An international team of globally renowned scientists are collaborating on a joint research project to generate green hydrogen by exclusively harnessing solar energy, earth-abundant water, biomass and non-critical raw materials.
Central to the €3.3 million project, which is being funded under the European Union’s Horizon 2020 programme and Innovate UK, is the creation of a pioneering hydrogen production process that neither uses nor produces CO2 or environmentally harmful methane.
As a result, the GH2 project could play a leading role in the reduction of the emissions discharged during the hydrogen production process, which the International Energy Authority estimate to stand at 830 million tonnes of CO2 per year, a tonnage equivalent to the combined emissions of the United Kingdom and Indonesia.
Professor Junwang Tang believes that the GH2 project could substantially lower our dependency on fossil fuels by establishing a sustainable source of on-demand hydrogen that could be employed across multiple industries including transport, energy, agriculture and construction.
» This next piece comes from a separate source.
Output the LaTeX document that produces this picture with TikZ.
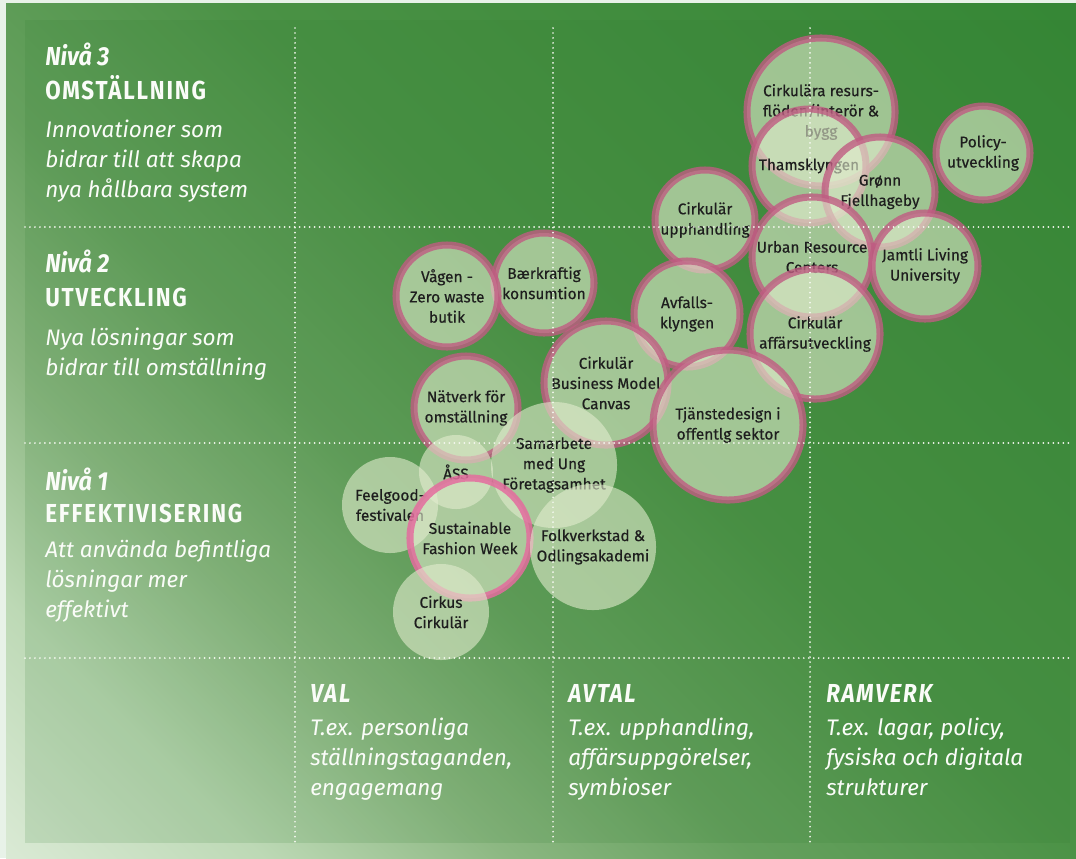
\documentclass[tikz,border=0pt]{standalone}
\usepackage{fontspec}
\setmainfont{Fira Sans}
\newfontfamily\headfont[FakeStretch=0.9]{Fira Sans}
\newfontfamily\capsfont[FakeStretch=0.86,LetterSpace=7]{Fira Sans}
\newfontfamily\bubblefont[FakeBold=0.4]{Fira Sans}
\usetikzlibrary{shapes}
\definecolor{ringpink}{RGB}{192,92,130}
\definecolor{sfwpink}{RGB}{228,108,158}
\definecolor{bubblefill}{RGB}{226,236,206}
\definecolor{labeltext}{RGB}{30,30,30}
\definecolor{gridwhite}{RGB}{245,248,240}
\definecolor{paneltint}{RGB}{50,125,50}
\definecolor{textwhite}{RGB}{250,252,248}
\definecolor{margin}{RGB}{232,242,232}
\pgfdeclarehorizontalshading{bggreen}{100bp}{rgb(0bp)=(0.87,0.93,0.86); rgb(14bp)=(0.86,0.92,0.84); rgb(24bp)=(0.74,0.85,0.71); rgb(33bp)=(0.55,0.72,0.51); rgb(42bp)=(0.40,0.63,0.37); rgb(55bp)=(0.29,0.57,0.27); rgb(85bp)=(0.21,0.53,0.21); rgb(100bp)=(0.21,0.53,0.21)}
\tikzstyle{bubble}=[circle,fill=bubblefill,fill opacity=0.6,draw=ringpink,draw opacity=0.8,line width=5pt,text opacity=1,text=labeltext,inner sep=0pt,align=center,font=\bubblefont\fontsize{11}{14.4}\selectfont]
\tikzstyle{softbubble}=[circle,fill=bubblefill,fill opacity=0.6,text opacity=1,text=labeltext,inner sep=0pt,align=center,font=\bubblefont\fontsize{11}{14.4}\selectfont]
\tikzstyle{gridline}=[draw=gridwhite,line width=1.4pt,line cap=round,dash pattern=on 0pt off 3.55pt]
\tikzstyle{nivatitle}=[anchor=base west,inner sep=0pt,text=textwhite,font=\headfont\bfseries\itshape\fontsize{18.5}{20}\selectfont]
\tikzstyle{nivaname}=[anchor=base west,inner sep=0pt,text=textwhite,font=\capsfont\bfseries\fontsize{18.5}{20}\selectfont]
\tikzstyle{coltitle}=[anchor=base west,inner sep=0pt,text=textwhite,font=\capsfont\bfseries\itshape\fontsize{18.5}{20}\selectfont]
\tikzstyle{nivatext}=[anchor=base west,inner sep=0pt,align=left,text=textwhite,font=\itshape\fontsize{16}{21.3}\selectfont]

\begin{document}
\begin{tikzpicture}[x=0.025cm,y=-0.025cm]
          \useasboundingbox (0,0) rectangle (1076,858);
          % background and panel
          \fill[margin] (0,0) rectangle (1076,858);
          \shade[shading=bggreen,shading angle=45] (6,3) rectangle (1076,858);
          \fill[paneltint,opacity=0.15] (25,20) rectangle (1070,843);
          % level 3 and 2 ideas
          \node[bubble,minimum size=3.7cm] (a) at (821,112) {Cirkulära resurs-\\flöden/interör \&\\bygg};
          \node[bubble,minimum size=2.85cm] (b) at (809,166) {Thamsklyngen};
          \node[bubble,minimum size=2.75cm] (c) at (880,192) {Grønn\\Fjellhageby};
          \node[bubble,minimum size=2.35cm] (d) at (983,153) {Policy-\\utveckling};
          \node[bubble,minimum size=2.5cm] (e) at (705,220) {Cirkulär\\upphandling};
          \node[bubble,minimum size=3cm] (f) at (812,257) {Urban Resource\\Centers};
          \node[bubble,minimum size=2.65cm] (g) at (925,266) {Jamtli Living\\University};
          \node[bubble,minimum size=2.65cm] (h) at (687,314) {Avfalls-\\klyngen};
          \node[bubble,minimum size=3.25cm] (i) at (815,334) {Cirkulär\\affärsutveckling};
          \node[bubble,minimum size=3.1cm] (k) at (606,383) {Cirkulär\\Business Model\\Canvas};
          \node[bubble,minimum size=3.75cm] (j) at (728,425) {Tjänstedesign i\\offentlg sektor};
          \node[bubble,minimum size=2.5cm] (l) at (544,283) {Bærkraftig\\konsumtion};
          \node[bubble,minimum size=2.55cm] (m) at (447,296) {Vågen -\\Zero waste\\butik};
          \node[bubble,minimum size=2.6cm] (n) at (466,408) {Nätverk för\\omställning};
          % level 1 ideas
          \node[softbubble,minimum size=3.15cm] (o) at (554,465) {Samarbete\\med Ung\\Företagsamhet};
          \node[softbubble,minimum size=1.85cm] (p) at (456,472) {ÅSS};
          \node[softbubble,minimum size=2.4cm] (q) at (390,505) {Feelgood-\\festivalen};
          \node[bubble,minimum size=3cm,draw=sfwpink,draw opacity=0.85] (r) at (470,538) {Sustainable\\Fashion Week};
          \node[softbubble,minimum size=3.15cm] (s) at (593,547) {Folkverkstad \&\\Odlingsakademi};
          \node[softbubble,minimum size=2.4cm] (t) at (441,612) {Cirkus\\Cirkulär};
          % grid
          \draw[gridline] (295,28) -- (295,843);
          \draw[gridline] (553,28) -- (553,843);
          \draw[gridline] (810,28) -- (810,843);
          \draw[gridline] (25,227) -- (1070,227);
          \draw[gridline] (25,443) -- (1070,443);
          \draw[gridline] (25,658) -- (1070,658);
          % rows (a text node sits on its last line)
          \node[nivatitle] (n3) at (45,65) {Nivå 3};
          \node[nivaname] (o3) at (45,99) {OMSTÄLLNING};
          \node[nivatext] (t3) at (45,197) {Innovationer som\\bidrar till att skapa\\nya hållbara system};
          \node[nivatitle] (n2) at (45,272) {Nivå 2};
          \node[nivaname] (o2) at (45,306) {UTVECKLING};
          \node[nivatext] (t2) at (45,375) {Nya lösningar som\\bidrar till omställning};
          \node[nivatitle] (n1) at (45,490) {Nivå 1};
          \node[nivaname] (o1) at (45,522) {EFFEKTIVISERING};
          \node[nivatext] (t1) at (45,617) {Att använda befintliga\\lösningar mer\\effektivt};
          % columns
          \node[coltitle] (val) at (310,702) {VAL};
          \node[nivatext] (valt) at (310,795) {T.ex. personliga\\ställningstaganden,\\engagemang};
          \node[coltitle] (avtal) at (568,702) {AVTAL};
          \node[nivatext] (avtalt) at (568,795) {T.ex. upphandling,\\affärsuppgörelser,\\symbioser};
          \node[coltitle] (ram) at (826,702) {RAMVERK};
          \node[nivatext] (ramt) at (826,795) {T.ex. lagar, policy,\\fysiska och digitala\\strukturer};
        \end{tikzpicture}
\end{document}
“This project further provides a promising solution to the storage of renewable solar energy”.
“As a result, it could make a substantial contribution to the development of a low carbon economy and the growth of sustainable cities, with strong impact on the environment, economy and human wellbeing”.
Currently, most commercial hydrogen producers use fossil fuels to generate steam methane heated to between 704° and 982° Celsius to split water into its two constituent parts, hydrogen and oxygen, so that the gas can be extracted.
Describing the science behind the GH2 project, Dr Yang Lan said that the research team hopes to extract hydrogen from water and bio alcohols by developing a far more efficient way of capturing and projecting solar energy within double-tube flow reactors.
“The environmental and financial cost associated with splitting water to extract hydrogen can be quite high”.
“We want to reduce those costs by strategically harvesting light using a full solar spectrum to drive a chemical reaction that will ultimately produce green hydrogen and high-value chemicals such as acetic acid”.
“Our aim is to induce this process in a reactor coated with catalysts to rapidly generate the temperatures required to split water”.
“Ultimately, we hope to create a process that can be scaled rapidly so that it will generate a lasting environmental, societal and economic impact”.
“That ambition drives our international consortium of global experts in photocatalysis, thermal catalysis, reactor engineering, product separation, simulation and social science”.
Michael Browne, CEO, at Crowdhelix, an Open Innovation platform that forges links between an international network of excellent researchers and innovative companies, believes that the project demonstrates how international collaboration can drive innovation in the green economy.
“Research projects like GH2 drive innovation across multiple disciplines by fostering international collaboration and excellent science”.
“They also speak to the ambitions of the European Union’s Green Deal agenda, and to the goals of its Horizon programme, which foregrounds collaboration to amplify research impact in numerous fields, including climate science and energy”.
“Crowdhelix is privileged to contribute to such a significant project”.